Because \(\lim \inf _{n\rightarrow \infty } \Vert \psi _n\Vert ^2 = 2(1-\cos ^2 \xi ) > 0\), \(\psi _n\) does not converge to zero. Hence, taking a subsequence if needed, we can assume that \(\inf _n \Vert \psi _n\Vert =: c > 0\). Then we have

$$\begin{aligned} U \psi _n&= U(1-e^{i\xi }S) d_A^{*} f_n = d_B^{*} f_n - e^{i\xi }(2d_B^{*} T -d_A^{*})f_n \\&= (1 - 2e^{i\xi } \cos \xi )d_B^{*} f_n + e^{i\xi }d_A^{*}f_n + o(1) \\&= (- e^{2i\xi } S + e^{i\xi })d_A^{*}f_n + o(1) = e^{i\xi } \psi _n + o(1). \end{aligned}$$

Let \(\tilde{\psi }_n : = \psi _n/\Vert \psi _n\Vert \). Then, from an argument similar to the above, we obtain \(e^{i\xi } \in \sigma (U_{\overline{\mathcal {L}_1}})\). Thus \(I_1 \subset \sigma (U_{\overline{\mathcal {L}_1}})\) is proved.

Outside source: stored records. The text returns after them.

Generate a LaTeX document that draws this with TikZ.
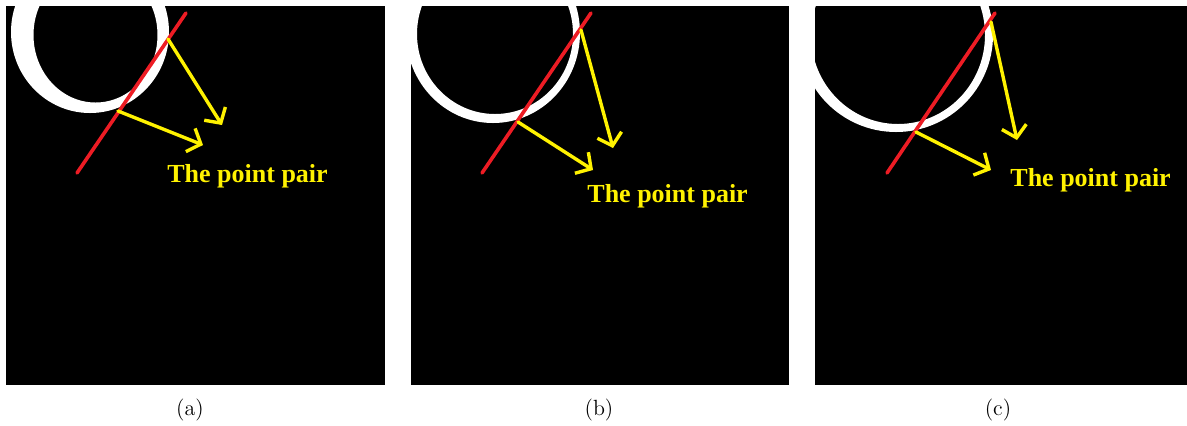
\documentclass[tikz,border=0pt]{standalone}
\usepackage{fontspec}
\usepackage{tikz}
\usetikzlibrary{arrows.meta,positioning,calc}
\newfontfamily\pairfont{Liberation Serif}
\definecolor{cutred}{RGB}{237,28,36}
\definecolor{pairyellow}{RGB}{255,242,0}
\tikzset{
  panelbg/.style={fill=black},
  ringfill/.style={fill=white,even odd rule},
  cutline/.style={draw=cutred,line width=1.8pt,line cap=round},
  pairarrow/.style={
    -{Straight Barb[length=5.6pt,width=12.5pt,line width=1.7pt]},
    draw=pairyellow,line width=1.7pt,line cap=round
  },
  pairlabel/.style={
    text=pairyellow,
    anchor=base west,
    inner sep=0pt,
    font=\pairfont\fontsize{13}{15}\selectfont\bfseries
  },
  subcaption/.style={font=\fontsize{11}{13}\selectfont,inner sep=0pt}
}

\begin{document}
\begin{tikzpicture}[x=0.5pt,y=-0.5pt]
  \useasboundingbox (0,0) rectangle (1187,425);
  % (a)
  \begin{scope}
    \clip (6,6) rectangle (385,385);
    \fill[panelbg] (6,6) rectangle (385,385);
    \fill[ringfill] (90,32) ellipse [x radius=79,y radius=81]
      (95.5,35) ellipse [x radius=62,y radius=67.5];
  \end{scope}
  \coordinate (a-lo) at (77,173);
  \coordinate (a-hi) at (186,13);
  \coordinate (a-p1) at (168,39);
  \coordinate (a-t1) at (222,125);
  \coordinate (a-p2) at (118,111);
  \coordinate (a-t2) at (203,145);
  \draw[cutline] (a-lo) -- (a-hi);
  \draw[pairarrow] (a-p1) -- (a-t1);
  \draw[pairarrow] (a-p2) -- (a-t2);
  \node[pairlabel] (a-label) at (167,182) {The point pair};
  \node[subcaption] (a-cap) at (190,410) {(a)};
  % (b)
  \begin{scope}
    \clip (411,6) rectangle (789,385);
    \fill[panelbg] (411,6) rectangle (789,385);
    \fill[ringfill] (493,33) ellipse [x radius=87,y radius=90]
      (495,34) ellipse [x radius=78,y radius=80];
  \end{scope}
  \coordinate (b-lo) at (482,173);
  \coordinate (b-hi) at (591,13);
  \coordinate (b-p1) at (581,30);
  \coordinate (b-t1) at (613,148);
  \coordinate (b-p2) at (518,122);
  \coordinate (b-t2) at (593,170);
  \draw[cutline] (b-lo) -- (b-hi);
  \draw[pairarrow] (b-p1) -- (b-t1);
  \draw[pairarrow] (b-p2) -- (b-t2);
  \node[pairlabel] (b-label) at (587,202) {The point pair};
  \node[subcaption] (b-cap) at (599,410) {(b)};
  % (c)
  \begin{scope}
    \clip (815,6) rectangle (1187,385);
    \fill[panelbg] (815,6) rectangle (1187,385);
    \fill[ringfill] (896,35) ellipse [x radius=97,y radius=97]
      (898,35) ellipse [x radius=87,y radius=89];
  \end{scope}
  \coordinate (c-lo) at (887,173);
  \coordinate (c-hi) at (995,13);
  \coordinate (c-p1) at (991,22);
  \coordinate (c-t1) at (1017,140);
  \coordinate (c-p2) at (916,132);
  \coordinate (c-t2) at (991,170);
  \draw[cutline] (c-lo) -- (c-hi);
  \draw[pairarrow] (c-p1) -- (c-t1);
  \draw[pairarrow] (c-p2) -- (c-t2);
  \node[pairlabel] (c-label) at (1010,186) {The point pair};
  \node[subcaption] (c-cap) at (998,410) {(c)};
\end{tikzpicture}
\end{document}
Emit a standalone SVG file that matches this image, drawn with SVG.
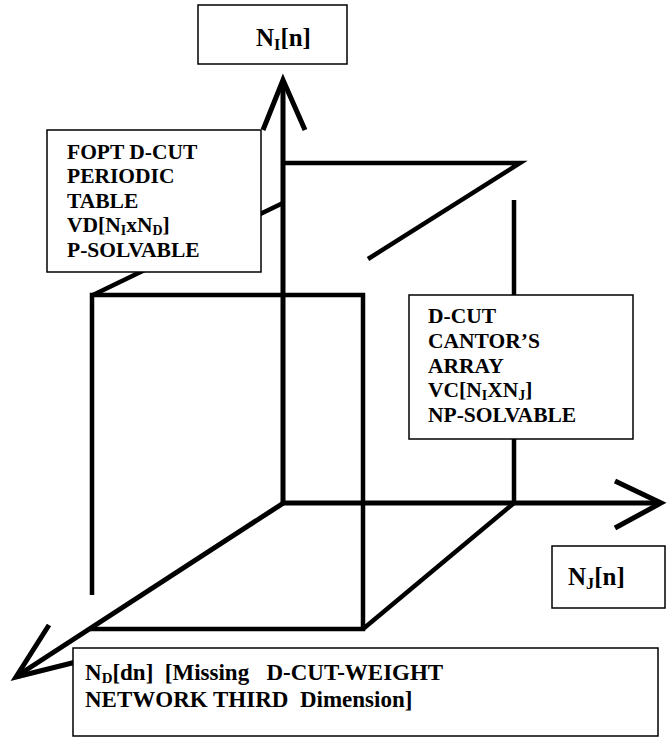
<svg xmlns="http://www.w3.org/2000/svg" width="669" height="738" viewBox="0 0 669 738">
<style>
.ax{fill:none;stroke:#000;stroke-width:5;stroke-linecap:butt;stroke-linejoin:miter}
.ln{fill:none;stroke:#000;stroke-width:4.5;stroke-linecap:butt;stroke-linejoin:miter}
.box{fill:#fff;stroke:#000;stroke-width:1.5}
.t{font-family:"Liberation Serif","Times New Roman",serif;font-weight:bold;font-size:21.5px;fill:#000}
.big{font-size:25px}
.mid{font-size:23px}
.sub{font-size:65%}
</style>
<rect width="669" height="738" fill="#fff"/>
<g id="connectors">
  <line class="ax" x1="283" y1="82" x2="283" y2="505"/>
  <polyline class="ax" points="263,130 283,80 305,130"/>
  <line class="ax" x1="281" y1="503" x2="660" y2="503"/>
  <polyline class="ax" points="615,481 661,503 615,528"/>
  <line class="ax" x1="285" y1="502" x2="17" y2="676"/>
  <polyline class="ax" points="49,625 16,677 80,661"/>
  <polyline class="ln" points="285,163 520,163 368,259"/>
  <line class="ln" x1="514" y1="200" x2="514" y2="503"/>
  <line class="ln" x1="93" y1="295" x2="283" y2="203"/>
  <polyline class="ln" points="92,595 92,295 363,295 363,629 89,629"/>
  <line class="ln" x1="363" y1="629" x2="514" y2="503"/>
</g>
<g id="node-ni">
  <rect class="box" x="198" y="5" width="149" height="59"/>
  <text class="t big" x="256" y="46">N<tspan class="sub" dy="4">I</tspan><tspan dy="-4">[n]</tspan></text>
</g>
<g id="node-fopt">
  <rect class="box" x="47" y="130" width="214" height="142"/>
  <text class="t" x="67" y="159">FOPT D-CUT</text>
  <text class="t" x="67" y="183">PERIODIC</text>
  <text class="t" x="67" y="208">TABLE</text>
  <text class="t" x="67" y="232">VD[N<tspan class="sub" dy="3">I</tspan><tspan dy="-3">xN</tspan><tspan class="sub" dy="3">D</tspan><tspan dy="-3">]</tspan></text>
  <text class="t" x="67" y="257">P-SOLVABLE</text>
</g>
<g id="node-dcut">
  <rect class="box" x="409" y="295" width="224" height="144"/>
  <text class="t" x="428" y="323">D-CUT</text>
  <text class="t" x="428" y="348">CANTOR’S</text>
  <text class="t" x="428" y="373">ARRAY</text>
  <text class="t" x="428" y="397">VC[N<tspan class="sub" dy="3">I</tspan><tspan dy="-3">XN</tspan><tspan class="sub" dy="3">J</tspan><tspan dy="-3">]</tspan></text>
  <text class="t" x="428" y="422">NP-SOLVABLE</text>
</g>
<g id="node-nj">
  <rect class="box" x="552" y="546" width="113" height="62"/>
  <text class="t big" x="568" y="585">N<tspan class="sub" dy="4">J</tspan><tspan dy="-4">[n]</tspan></text>
</g>
<g id="node-nd">
  <rect class="box" x="73" y="648" width="585" height="88"/>
  <text class="t mid" x="85" y="680" xml:space="preserve">N<tspan class="sub" dy="3">D</tspan><tspan dy="-3">[dn]  [Missing   D-CUT-WEIGHT</tspan></text>
  <text class="t mid" x="85" y="707" xml:space="preserve">NETWORK THIRD  Dimension]</text>
</g>
</svg>
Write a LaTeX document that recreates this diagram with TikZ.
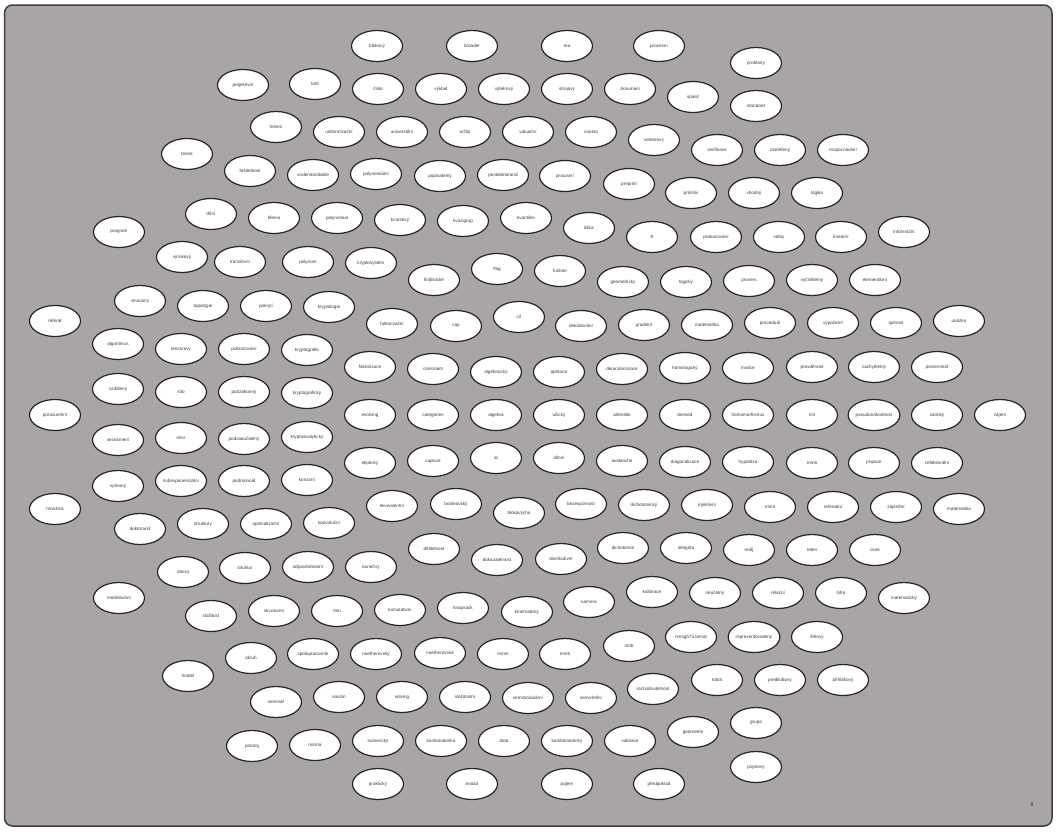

Let \(\pm \,1 \in I_2\). Then \(\pm \,1 \in \Sigma _T\) and hence \(\pm \,1\) can not be an isolated point of \(\sigma (T)\). Hence there exists a sequence \(\{ \cos \xi _n \} \subset \sigma (T) \cap (-1, 1)\) such that \(\lim _{n \rightarrow \infty } \cos \xi _n = \pm 1\). Because \(\lim _{n \rightarrow \infty } e^{i\xi _n} = \pm 1\) and \(e^{i\xi _n} \in I_1\), from the above result, we know that \(e^{i\xi _n} \in \sigma (U_{\overline{\mathcal {L}_1}})\). Because \(\sigma (U_{\overline{\mathcal {L}_1}})\) is a closed set, we have \(\pm \, 1\in \sigma (U_{\overline{\mathcal {L}_1}})\). Thus \(I_2 \subset \sigma (U_{\overline{\mathcal {L}_1}})\) is proved. \(\square \)

7 Concluding remark

In this paper, we clarified that the involutivity of the shift operator and coisometricity of the boundary map cause the reduction of the spectral analysis of the unitary operator to one of the underlying self-adjoint operator. This result implies that the spectral mapping theorem can be applied to general infinite graphs. As is seen in Introduction, if the underlying symmetric random walk on an infinite graph has only the point spectrum, e.g., the Sierpiński lattice, then the induced Grover walk also has only the point spectrum (without continuous spectrum). This concludes that the induced Grover walk exhibits localization for any initial state. In a companion paper [24], we clarify a relationship between the spectrum and stochastic behavior of our abstractive quantum walk.